__Written problem__: Begin at the first line of the data and copy each line through the one containing "ax = fig.add_axes([0.152, 0.139, 0.831, 0.837])", that line included, with no pictures.

>> start Supplied material

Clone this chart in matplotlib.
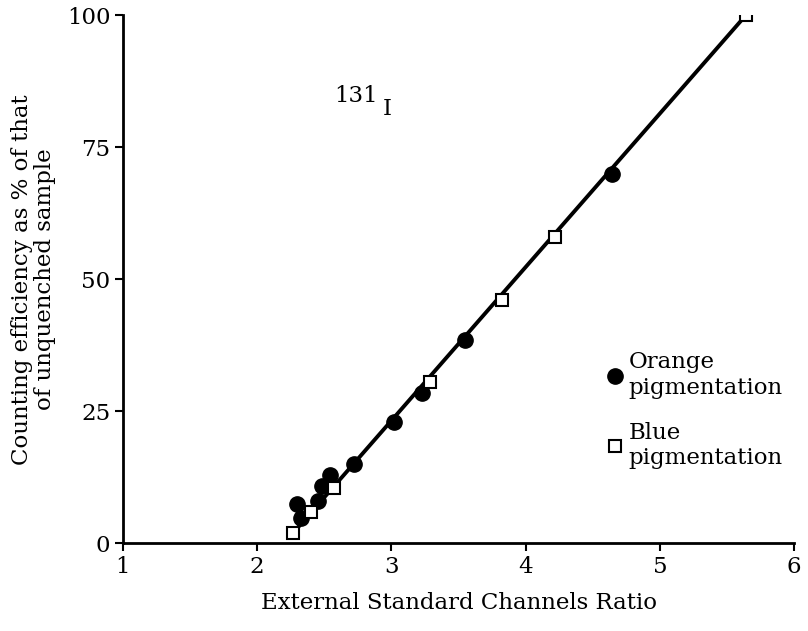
import matplotlib
matplotlib.use("Agg")
import matplotlib.pyplot as plt

# Orange-pigmented samples
orange_x = [2.30, 2.33, 2.45, 2.48, 2.54, 2.72, 3.02, 3.23, 3.55, 4.64]
orange_y = [7.5, 4.8, 8.0, 10.8, 13.0, 15.0, 23.0, 28.5, 38.5, 70.0]

# Blue-pigmented samples
blue_x = [2.27, 2.40, 2.57, 3.29, 3.82, 4.22, 5.64]
blue_y = [2.0, 6.0, 10.5, 30.5, 46.0, 58.0, 100.0]

# Calibration line end points
line_x = [2.27, 5.64]
line_y = [2.0, 100.0]

x_ticks = [1, 2, 3, 4, 5, 6]
y_ticks = [0, 25, 50, 75, 100]

plt.rcParams["font.family"] = ["DejaVu Serif"]
FS = 16.5

fig = plt.figure(figsize=(8.08, 6.31), dpi=100)
ax = fig.add_axes([0.152, 0.139, 0.831, 0.837])

ax.plot(line_x, line_y, color="black", lw=2.8, zorder=2)
ax.plot(orange_x, orange_y, linestyle="none", marker="o", ms=11,
        mfc="black", mec="black", zorder=3, label="Orange\npigmentation")
ax.plot(blue_x, blue_y, linestyle="none", marker="s", ms=8.5,
        mfc="white", mec="black", mew=1.5, zorder=4, label="Blue\npigmentation")

ax.set_xlim(1, 6)
ax.set_ylim(0, 100)
ax.set_xticks(x_ticks)
ax.set_yticks(y_ticks)
ax.tick_params(labelsize=FS, width=1.5, length=6, pad=3, direction="out")
for side in ("top", "right"):
    ax.spines[side].set_visible(False)
for side in ("left", "bottom"):
    ax.spines[side].set_linewidth(2)

ax.set_xlabel("External Standard Channels Ratio", fontsize=FS, labelpad=10)
ax.set_ylabel("Counting efficiency as % of that\nof unquenched sample",
              fontsize=FS, labelpad=8, linespacing=1.05)

ax.text(2.74, 84.7, "131", fontsize=FS, ha="center", va="center")
ax.text(2.97, 82.3, "I", fontsize=FS, ha="center", va="center")

ax.legend(loc="upper left", bbox_to_anchor=(0.705, 0.385), frameon=False,
          fontsize=FS, handlelength=0.6, handletextpad=0.3,
          labelspacing=1.0, borderpad=0)

fig.savefig("out.png", dpi=100)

>> end Supplied material

__Reply to the task__:
Clone this chart in matplotlib.
import matplotlib
matplotlib.use("Agg")
import matplotlib.pyplot as plt

# Orange-pigmented samples
orange_x = [2.30, 2.33, 2.45, 2.48, 2.54, 2.72, 3.02, 3.23, 3.55, 4.64]
orange_y = [7.5, 4.8, 8.0, 10.8, 13.0, 15.0, 23.0, 28.5, 38.5, 70.0]

# Blue-pigmented samples
blue_x = [2.27, 2.40, 2.57, 3.29, 3.82, 4.22, 5.64]
blue_y = [2.0, 6.0, 10.5, 30.5, 46.0, 58.0, 100.0]

# Calibration line end points
line_x = [2.27, 5.64]
line_y = [2.0, 100.0]

x_ticks = [1, 2, 3, 4, 5, 6]
y_ticks = [0, 25, 50, 75, 100]

plt.rcParams["font.family"] = ["DejaVu Serif"]
FS = 16.5

fig = plt.figure(figsize=(8.08, 6.31), dpi=100)
ax = fig.add_axes([0.152, 0.139, 0.831, 0.837])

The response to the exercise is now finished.